You can easily download files using Java by making a URLConnection. However, if you need to login before accessing the file, how can do this automatically? If you automate the login, how will the code that makes the URLConnection be able to make use of the logged in session? Well, if the logged in session uses a cookie, you can simply extract the cookie and resend it in your code that makes the URLConnection. Here is an example where I’ve used the Selenium web testing tool to do the login.
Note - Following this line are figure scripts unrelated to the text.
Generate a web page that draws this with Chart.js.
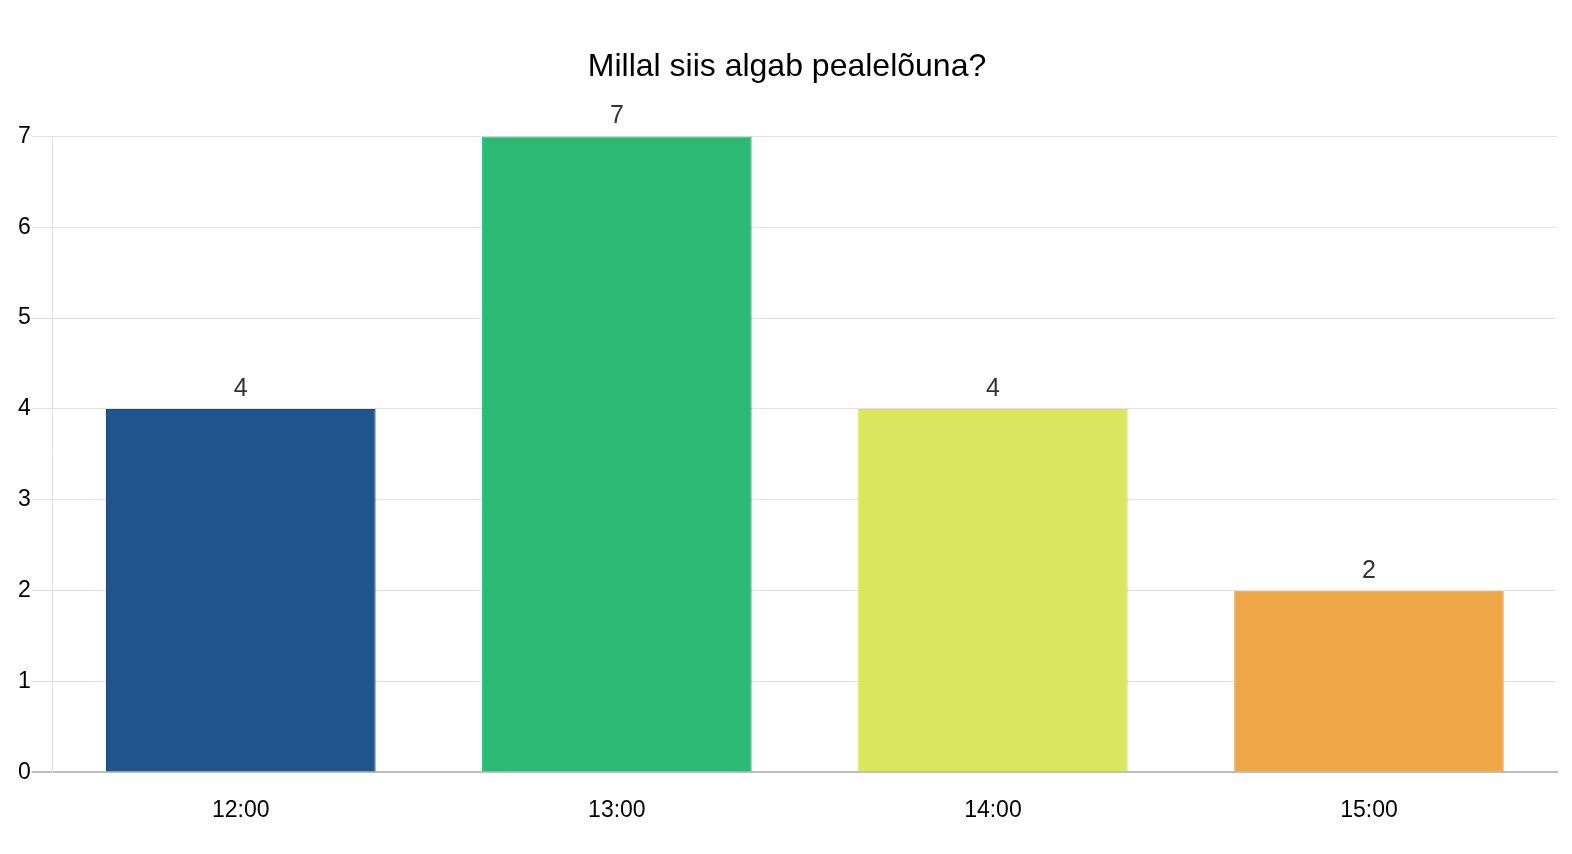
<!DOCTYPE html>
<html>
<head>
<meta charset="utf-8">
<script src="https://cdn.jsdelivr.net/npm/chart.js@4"></script>
<style>
html,body{margin:0;padding:0;background:#fff;}
#wrap{width:1572px;height:854px;}
</style>
</head>
<body>
<div id="wrap"><canvas id="c" width="1572" height="854"></canvas></div>
<script>
const chartTitle = "Millal siis algab pealelõuna?";
const categories = ["12:00", "13:00", "14:00", "15:00"];
const counts = [4, 7, 4, 2];
const barColors = ["rgb(31,85,141)", "rgb(43,185,115)", "rgb(218,229,96)", "rgb(239,166,71)"];
const barBorders = ["rgb(22,72,132)", "rgb(40,180,110)", "rgb(214,226,92)", "rgb(236,163,68)"];

const FONT = "'Liberation Sans', Arial, sans-serif";

const valueLabels = {
  id: 'valueLabels',
  afterDatasetsDraw(chart) {
    const ctx = chart.ctx;
    const meta = chart.getDatasetMeta(0);
    ctx.save();
    ctx.font = "25px " + FONT;
    ctx.fillStyle = "#333333";
    ctx.textAlign = "center";
    ctx.textBaseline = "middle";
    meta.data.forEach((bar, i) => {
      ctx.fillText(String(counts[i]), bar.x, bar.y - 20);
    });
    ctx.restore();
  }
};

new Chart(document.getElementById('c'), {
  type: 'bar',
  data: {
    labels: categories,
    datasets: [{
      data: counts,
      backgroundColor: barColors,
      borderColor: barBorders,
      borderWidth: 1,
      barPercentage: 0.717,
      categoryPercentage: 1.0
    }]
  },
  options: {
    responsive: false,
    animation: false,
    devicePixelRatio: 1,
    layout: { padding: { left: 17, right: 15, top: 0, bottom: 6 } },
    plugins: {
      legend: { display: false },
      tooltip: { enabled: false },
      title: {
        display: true,
        text: chartTitle,
        color: '#000000',
        font: { family: FONT, size: 32, weight: 'normal' },
        padding: { top: 48, bottom: 50 }
      }
    },
    scales: {
      x: {
        grid: { display: false, drawTicks: false },
        border: { display: true, color: '#bdbdbd', width: 2 },
        ticks: { color: '#000000', font: { family: FONT, size: 23 }, padding: 24 }
      },
      y: {
        min: 0,
        max: 7,
        grid: {
          color: (c) => (c.tick && c.tick.value === 0) ? '#bdbdbd' : '#e2e2e2',
          lineWidth: (c) => (c.tick && c.tick.value === 0) ? 2 : 1,
          tickLength: 21
        },
        border: { display: true, color: '#e2e2e2', width: 1 },
        ticks: { stepSize: 1, color: '#000000', font: { family: FONT, size: 23 }, padding: 1 }
      }
    }
  },
  plugins: [valueLabels]
});
</script>
</body>
</html>
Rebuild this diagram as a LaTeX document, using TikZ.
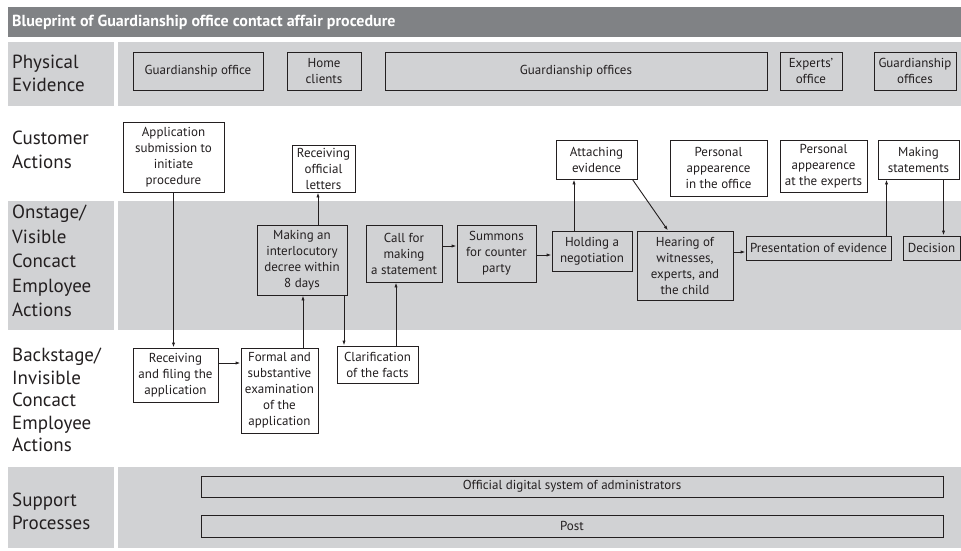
\documentclass[tikz,border=0pt]{standalone}
\usepackage{fontspec}
\setmainfont{PT Sans}
\usetikzlibrary{arrows.meta}
\definecolor{titlegray}{HTML}{808285}
\definecolor{lanegray}{HTML}{D1D2D4}
\definecolor{ink}{HTML}{231F20}
\begin{document}
\begin{tikzpicture}[x=1pt,y=-1pt,
  lane/.style={fill=lanegray,draw=none},
  lanelabel/.style={anchor=west,align=left,inner sep=0pt,text=ink,font=\fontsize{19pt}{23pt}\selectfont},
  box/.style={draw=ink,line width=0.9pt,inner sep=0pt,align=center,text=ink,font=\fontsize{13pt}{16pt}\selectfont},
  arr/.style={draw=ink,line width=0.9pt,-{Latex[length=5pt,width=3.2pt]}}]
\useasboundingbox (0,0) rectangle (961,550);
% title bar
\fill[titlegray] (8,7) rectangle (961,37);
\node[anchor=west,inner sep=0pt,text=white,font=\bfseries\fontsize{16pt}{18pt}\selectfont] (title) at (12,22) {Blueprint of Guardianship office contact affair procedure};
% lanes
\fill[lane] (8,42) rectangle (114,106);
\fill[lane] (118,42) rectangle (961,106);
\fill[lane] (8,201) rectangle (114,330);
\fill[lane] (118,201) rectangle (961,330);
\fill[lane] (8,467) rectangle (114,548);
\fill[lane] (118,467) rectangle (961,548);
% lane labels
\node[lanelabel] (lpe) at (12,73) {Physical\\Evidence};
\node[lanelabel,font=\fontsize{19pt}{24pt}\selectfont] (lca) at (12,150) {Customer\\Actions};
\node[lanelabel,font=\fontsize{19pt}{24.5pt}\selectfont] (lon) at (12,261) {Onstage/\\Visible\\Concact\\Employee\\Actions};
\node[lanelabel,font=\fontsize{19pt}{22.5pt}\selectfont] (lbs) at (12,400) {Backstage/\\Invisible\\Concact\\Employee\\Actions};
\node[lanelabel] (lsp) at (12,511) {Support\\Processes};
% physical evidence
\node[box,minimum width=130pt,minimum height=38pt] (pe1) at (198,71) {Guardianship office};
\node[box,minimum width=74pt,minimum height=38pt] (pe2) at (324,71) {Home\\clients};
\node[box,minimum width=382pt,minimum height=38pt] (pe3) at (576,71) {Guardianship offices};
\node[box,minimum width=62pt,minimum height=38pt] (pe4) at (811,71) {Experts’\\office};
\node[box,minimum width=82pt,minimum height=38pt] (pe5) at (915,71) {Guardianship\\offices};
% customer actions
\node[box,fill=white,minimum width=101pt,minimum height=70pt] (app) at (173.5,157) {Application\\submission to\\initiate\\procedure};
\node[box,fill=white,minimum width=63pt,minimum height=47pt] (rol) at (323.5,168.5) {Receiving\\official\\letters};
\node[box,fill=white,minimum width=81pt,minimum height=39pt] (att) at (596.5,159.5) {Attaching\\evidence};
\node[box,fill=white,minimum width=97pt,minimum height=56pt] (pao) at (718.5,168) {Personal\\appearence\\in the office};
\node[box,fill=white,minimum width=87pt,minimum height=52pt] (pae) at (823.5,166) {Personal\\appearence\\at the experts};
\node[box,fill=white,minimum width=81pt,minimum height=39pt] (ms) at (918.5,159.5) {Making\\statements};
% onstage
\node[box,minimum width=90pt,minimum height=70pt] (mid) at (302,260) {Making an\\interlocutory\\decree within\\8 days};
\node[box,minimum width=76pt,minimum height=57pt] (cfm) at (404,253.5) {Call for\\making\\a statement};
\node[box,minimum width=79pt,minimum height=57pt] (sum) at (496.5,253.5) {Summons\\for counter\\party};
\node[box,minimum width=80pt,minimum height=40pt] (hon) at (592,251) {Holding a\\negotiation};
\node[box,minimum width=96pt,minimum height=69pt] (hea) at (685,265.5) {Hearing of\\witnesses,\\experts, and\\the child};
\node[box,minimum width=145pt,minimum height=24pt] (poe) at (818.5,248) {Presentation of evidence};
\node[box,minimum width=57pt,minimum height=24pt] (dec) at (931.5,248) {Decision};
% backstage
\node[box,fill=white,minimum width=85pt,minimum height=54pt] (raf) at (175.5,375) {Receiving\\and filing the\\application};
\node[box,fill=white,minimum width=77pt,minimum height=85pt] (fse) at (279.5,390.5) {Formal and\\substantive\\examination\\of the\\application};
\node[box,fill=white,minimum width=81pt,minimum height=37pt] (cla) at (377.5,364.5) {Clarification\\of the facts};
% support
\node[box,minimum width=742pt,minimum height=21pt] (ods) at (572,486.5) {Official digital system of administrators};
\node[box,minimum width=742pt,minimum height=22pt] (post) at (572,526) {Post};
% connectors
\draw[arr] (app.south) -- (app.south |- raf.north);
\draw[arr] ([yshift=12pt]raf.east) -- ([yshift=12pt]raf.east -| fse.west);
\draw[arr] ([xshift=23.5pt]fse.north) -- ([xshift=23.5pt]fse.north |- mid.south);
\draw[arr] ([xshift=42pt]mid.south) -- ([xshift=42pt]mid.south |- cla.north);
\draw[arr] ([xshift=18.5pt]cla.north) -- ([xshift=18.5pt]cla.north |- cfm.south);
\draw[arr] ([xshift=16pt]mid.north) -- ([xshift=16pt]mid.north |- rol.south);
\draw[arr] ([yshift=7.5pt]cfm.east) -- ([yshift=7.5pt]cfm.east -| sum.west);
\draw[arr] ([yshift=-1.5pt]sum.east) -- ([yshift=-1.5pt]sum.east -| hon.west);
\draw[arr] ([xshift=-18pt]hon.north) -- ([xshift=-18pt]hon.north |- att.south);
\draw[arr] ([xshift=-5pt]att.south east) -- ([xshift=-17pt]hea.north);
\draw[arr] ([yshift=13.5pt]hea.east) -- ([yshift=13.5pt]hea.east -| poe.west);
\draw[arr] ([xshift=68pt]poe.north) -- ([xshift=68pt]poe.north |- ms.south);
\draw[arr] ([xshift=25pt]ms.south) -- ([xshift=25pt]ms.south |- dec.north);
\end{tikzpicture}
\end{document}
The code is actually Scala, but you can easily convert it to Java:
def getFileViaSelenium() {
println("Logging in via Selenium")
val driver = new FirefoxDriver()
driver.get("https://www.someurl.com/login")
driver.findElement(By.id("username")).clear();
driver.findElement(By.id("username")).sendKeys("John Smith");
driver.findElement(By.id("password")).clear();
driver.findElement(By.id("password")).sendKeys("password");
driver.findElement(By.name("commit")).click();
// now get the cookies
val seleniumCookies = driver.manage().getCookies().asScala
val cookieString = new StringBuilder()
for (cookie <- seleniumCookies) {
println("Cookie value: " + cookie.getValue())
cookieString.append(cookie.getName())
cookieString.append("=")
cookieString.append(cookie.getValue())
cookieString.append("; ")
}
println("Getting file")
val url = new URL("https://www.someurl.com/somefile.csv")
val con = url.openConnection()
// resend the cookies with this request
con.setRequestProperty("Cookie",cookieString.toString())
val contentType = con.getContentType()
println("Content type: " + contentType)
val in = con.getInputStream()
// save file
val fileOut = new File("C:\my_download.csv")
inputToFile(in,fileOut)
println("File saved")
}